• EXERCISE DATA:
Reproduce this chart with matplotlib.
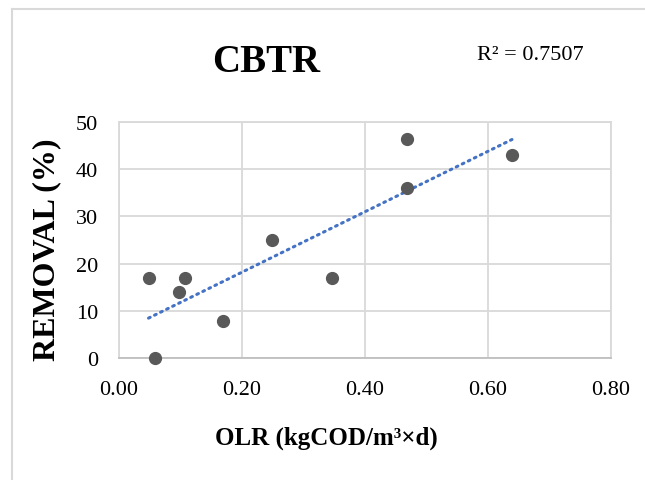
import numpy as np
import matplotlib
matplotlib.use('Agg')
import matplotlib.pyplot as plt
from matplotlib.lines import Line2D

# CBTR: eliminación (%) frente a carga orgánica (OLR)

olr = [0.048, 0.108, 0.098, 0.169, 0.058, 0.248, 0.347, 0.468, 0.468, 0.639]
removal = [17.0, 17.0, 13.9, 7.9, 0.0, 25.0, 17.0, 46.5, 36.1, 43.1]
x_ticks = [0.0, 0.2, 0.4, 0.6, 0.8]
y_ticks = [0, 10, 20, 30, 40, 50]
r2_text = 'R² = 0.7507'

plt.rcParams['font.family'] = ['Liberation Serif', 'DejaVu Serif']

fig = plt.figure(figsize=(6.45, 4.81), dpi=100)
ax = fig.add_axes([119 / 645, 1 - 359 / 481, 492 / 645, 236 / 481])

# borde del gráfico (estilo Excel)
fig.add_artist(Line2D([12 / 645, 1], [1 - 10 / 481] * 2, color='#d9d9d9', lw=1.5,
                      transform=fig.transFigure))
fig.add_artist(Line2D([12 / 645] * 2, [0, 1 - 10 / 481], color='#d9d9d9', lw=1.5,
                      transform=fig.transFigure))

# línea de tendencia lineal
m, b = np.polyfit(olr, removal, 1)
xs = np.array([min(olr), max(olr)])
ax.plot(xs, m * xs + b, color='#4472C4', lw=2.2, linestyle=(0, (0.6, 1.6)),
        dash_capstyle='round', zorder=2)

ax.plot(olr, removal, 'o', color='#595959', markersize=8.5, zorder=3, clip_on=False)

ax.set_xlim(0, 0.8)
ax.set_ylim(0, 50)
ax.set_xticks(x_ticks)
ax.set_yticks(y_ticks)
ax.set_xticklabels(['%.2f' % v for v in x_ticks])
ax.grid(True, color='#d9d9d9', lw=1.3)
ax.set_axisbelow(True)
for s in ax.spines.values():
    s.set_color('#d9d9d9')
    s.set_linewidth(1.3)
ax.spines['bottom'].set_color('#bfbfbf')
ax.tick_params(length=0, labelsize=16)
ax.tick_params(axis='x', pad=16)
ax.tick_params(axis='y', pad=15)

fig.text(266 / 645, 1 - 63 / 481, 'CBTR', fontsize=28, fontweight='bold',
         ha='center', va='center')
fig.text(530 / 645, 1 - 55 / 481, r2_text, fontsize=16, ha='center', va='center')
fig.text(326 / 645, 1 - 438 / 481, 'OLR (kgCOD/m³×d)', fontsize=18, fontweight='bold',
         ha='center', va='center')
fig.text(47 / 645, 1 - 250 / 481, 'REMOVAL (%)', fontsize=23, fontweight='bold',
         ha='center', va='center', rotation=90)

plt.savefig('out.png', dpi=100)
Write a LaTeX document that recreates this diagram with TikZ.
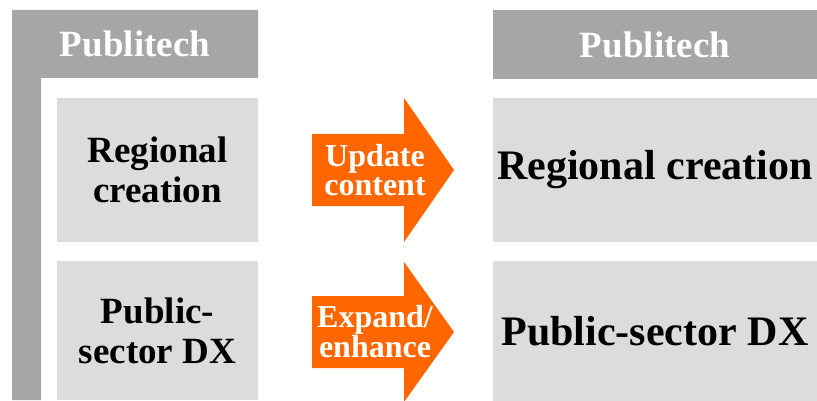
\documentclass[tikz,border=0pt]{standalone}
\usepackage{fontspec}
\setmainfont{Liberation Serif}
\usetikzlibrary{shapes,calc}
\definecolor{gris}{HTML}{A6A6A6}
\definecolor{grisclair}{HTML}{DCDCDC}
\definecolor{orangevif}{HTML}{FF6600}
\tikzset{boite/.style={
    rectangle,
    fill=grisclair,
    inner sep=0pt,
    align=center,
    font=\bfseries\fontsize{37}{40}\selectfont}}
\tikzset{titre/.style={
    white,
    inner sep=0pt,
    font=\bfseries\fontsize{37}{37}\selectfont}}
\tikzset{fleche/.style={
    white,
    inner sep=0pt,
    align=center,
    font=\bfseries\fontsize{32}{29}\selectfont}}

\begin{document}
\begin{tikzpicture}[x=1pt, y=-1pt]

\useasboundingbox (0,0) rectangle (817,401);

\coordinate (G1) at (157.5,170);
\coordinate (G2) at (157.5,330.5);
\coordinate (D1) at (655,170);
\coordinate (D2) at (655,331);
\coordinate (F1) at (375,170);
\coordinate (F2) at (375,332);

% bandeau en L a gauche
\fill[gris] (12,10) -- (258,10) -- (258,78) -- (41,78) -- (41,400) -- (12,400) -- cycle;
\node[titre] (tg) at (135,44) {Publitech};

\node[fill=gris,
  minimum width=324,
  minimum height=69,
  inner sep=0pt] (td) at (655,44.5) {};
\node[titre] at (td) {Publitech};

\node[boite,
  minimum width=201,
  minimum height=144] (g1) at (G1) {Regional\\creation};

\node[boite,
  minimum width=201,
  minimum height=139] (g2) at (G2) {Public-\\sector DX};

\node[boite,
  minimum width=324,
  minimum height=144,
  font=\bfseries\fontsize{42}{42}\selectfont] (d1) at (D1) {Regional creation};

\node[boite,
  minimum width=324,
  minimum height=140,
  font=\bfseries\fontsize{42}{42}\selectfont] (d2) at (D2) {Public-sector DX};

% fleches
\fill[orangevif] (312,134) -- (404,134) -- (404,98) -- (454,170) -- (404,242) -- (404,206) -- (312,206) -- cycle;
\fill[orangevif] (312,296) -- (404,296) -- (404,262) -- (454,332) -- (404,402) -- (404,368) -- (312,368) -- cycle;

\node[fleche] (f1) at (F1) {Update\\content};
\node[fleche] (f2) at (F2) {Expand/\\enhance};

\end{tikzpicture}
\end{document}
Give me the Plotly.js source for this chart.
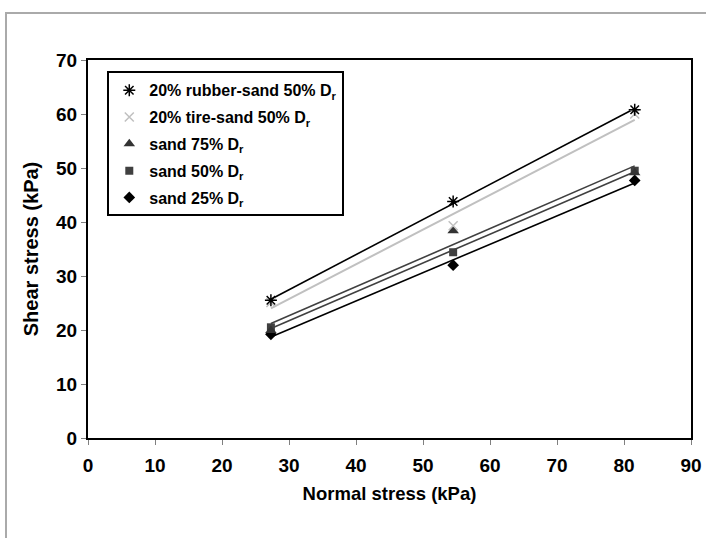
<!DOCTYPE html>
<html>
<head>
<meta charset="utf-8">
<script src="https://cdn.plot.ly/plotly-3.0.1.min.js"></script>
<style>
  html, body { margin: 0; padding: 0; background: #fff; }
  #frame { position: absolute; left: 5px; top: 12px; width: 760px; height: 600px;
           border-left: 2px solid #aaaaaa; border-top: 2px solid #aaaaaa; }
  #chart { position: absolute; left: 0; top: 0; width: 706px; height: 538px; }
</style>
</head>
<body>
<div id="frame"></div>
<div id="chart"></div>
<script>
// Normal stress (kPa)
var normalStress = [27.3, 54.5, 81.6];

// Shear stress (kPa) per series
var rubberSand50 = [25.5, 43.8, 60.8];
var tireSand50   = [25.1, 39.3, 60.0];
var sand75       = [19.9, 38.4, 49.1];
var sand50       = [20.5, 34.4, 49.5];
var sand25       = [19.2, 32.0, 47.7];

var seriesNames = [
  '20% rubber-sand 50% D<sub>r</sub>',
  '20% tire-sand 50% D<sub>r</sub>',
  'sand 75% D<sub>r</sub>',
  'sand 50% D<sub>r</sub>',
  'sand 25% D<sub>r</sub>'
];

var xTicks = [0, 10, 20, 30, 40, 50, 60, 70, 80, 90];
var yTicks = [0, 10, 20, 30, 40, 50, 60, 70];

var seriesData = [rubberSand50, tireSand50, sand75, sand50, sand25];
var markerStyles = [
  {symbol: 'asterisk-open', size: 10, color: '#000000', line: {color: '#000000', width: 1.5}},
  {symbol: 'x-thin-open', size: 9, color: '#c0c0c0', line: {color: '#c0c0c0', width: 1.5}},
  {symbol: 'triangle-up', size: 10, color: '#333333', line: {width: 0}},
  {symbol: 'square', size: 8, color: '#404040', line: {width: 0}},
  {symbol: 'diamond', size: 9, color: '#000000', line: {width: 0}}
];
var lineStyles = [
  {color: '#000000', width: 1.6},
  {color: '#c0c0c0', width: 2},
  {color: '#404040', width: 1.6},
  {color: '#404040', width: 1.6},
  {color: '#000000', width: 1.6}
];

// least-squares linear trendline over the data range
function trend(xs, ys) {
  var n = xs.length, sx = 0, sy = 0, sxx = 0, sxy = 0;
  for (var i = 0; i < n; i++) { sx += xs[i]; sy += ys[i]; sxx += xs[i]*xs[i]; sxy += xs[i]*ys[i]; }
  var m = (n*sxy - sx*sy) / (n*sxx - sx*sx);
  var b = (sy - m*sx) / n;
  var x0 = Math.min.apply(null, xs), x1 = Math.max.apply(null, xs);
  return {x: [x0, x1], y: [m*x0 + b, m*x1 + b]};
}

var traces = [];
for (var i = 0; i < seriesData.length; i++) {
  var t = trend(normalStress, seriesData[i]);
  traces.push({x: t.x, y: t.y, mode: 'lines', type: 'scatter', line: lineStyles[i],
               showlegend: false, hoverinfo: 'skip'});
}
for (var j = seriesData.length - 1; j >= 0; j--) {
  traces.push({x: normalStress, y: seriesData[j], mode: 'markers', type: 'scatter',
               name: seriesNames[j], marker: markerStyles[j], legendrank: j + 1,
               legendgroup: 'g' + j});
}

var fontFam = 'Arial, "Liberation Sans", sans-serif';
var layout = {
  width: 706, height: 538,
  paper_bgcolor: 'rgba(0,0,0,0)', plot_bgcolor: '#ffffff',
  margin: {l: 88, r: 15, t: 60, b: 100},
  showlegend: true,
  font: {family: fontFam, color: '#000000'},
  xaxis: {
    range: [0, 90], tickvals: xTicks, ticktext: xTicks.map(String),
    showgrid: false, zeroline: false, showline: true, mirror: true,
    linecolor: '#000000', linewidth: 2,
    ticks: 'outside', ticklen: 5, tickcolor: '#808080', tickwidth: 1,
    ticklabelstandoff: 4,
    tickfont: {family: fontFam, size: 19, color: '#000000', weight: 'bold'},
    title: {text: '<b>Normal stress (kPa)</b>', font: {family: fontFam, size: 18.5, color: '#000000'}, standoff: 12}
  },
  yaxis: {
    range: [0, 70], tickvals: yTicks, ticktext: yTicks.map(String),
    showgrid: false, zeroline: false, showline: true, mirror: true,
    linecolor: '#000000', linewidth: 2,
    ticks: 'outside', ticklen: 5, tickcolor: '#808080', tickwidth: 1,
    tickfont: {family: fontFam, size: 19, color: '#000000', weight: 'bold'},
    title: {text: '<b>Shear stress (kPa)</b>', font: {family: fontFam, size: 20, color: '#000000'}, standoff: 12}
  },
  legend: {
    x: 0.032, y: 0.97, xanchor: 'left', yanchor: 'top',
    bgcolor: '#ffffff', bordercolor: '#000000', borderwidth: 2,
    font: {family: fontFam, size: 16, color: '#000000', weight: 'bold'},
    tracegroupgap: 3, itemwidth: 30, traceorder: 'grouped'
  }
};

Plotly.newPlot('chart', traces, layout, {displayModeBar: false, staticPlot: true});
</script>
</body>
</html>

• WHAT THE TASK ASKS: Go back to the lines above and output, exactly as they stand, the ones from the line containing "Write a LaTeX" to the line containing "(F2) at (375,332);". Leave all pictures behind.

• SOLUTION TO THE EXERCISE:
Write a LaTeX document that recreates this diagram with TikZ.
\documentclass[tikz,border=0pt]{standalone}
\usepackage{fontspec}
\setmainfont{Liberation Serif}
\usetikzlibrary{shapes,calc}
\definecolor{gris}{HTML}{A6A6A6}
\definecolor{grisclair}{HTML}{DCDCDC}
\definecolor{orangevif}{HTML}{FF6600}
\tikzset{boite/.style={
    rectangle,
    fill=grisclair,
    inner sep=0pt,
    align=center,
    font=\bfseries\fontsize{37}{40}\selectfont}}
\tikzset{titre/.style={
    white,
    inner sep=0pt,
    font=\bfseries\fontsize{37}{37}\selectfont}}
\tikzset{fleche/.style={
    white,
    inner sep=0pt,
    align=center,
    font=\bfseries\fontsize{32}{29}\selectfont}}

\begin{document}
\begin{tikzpicture}[x=1pt, y=-1pt]

\useasboundingbox (0,0) rectangle (817,401);

\coordinate (G1) at (157.5,170);
\coordinate (G2) at (157.5,330.5);
\coordinate (D1) at (655,170);
\coordinate (D2) at (655,331);
\coordinate (F1) at (375,170);
\coordinate (F2) at (375,332);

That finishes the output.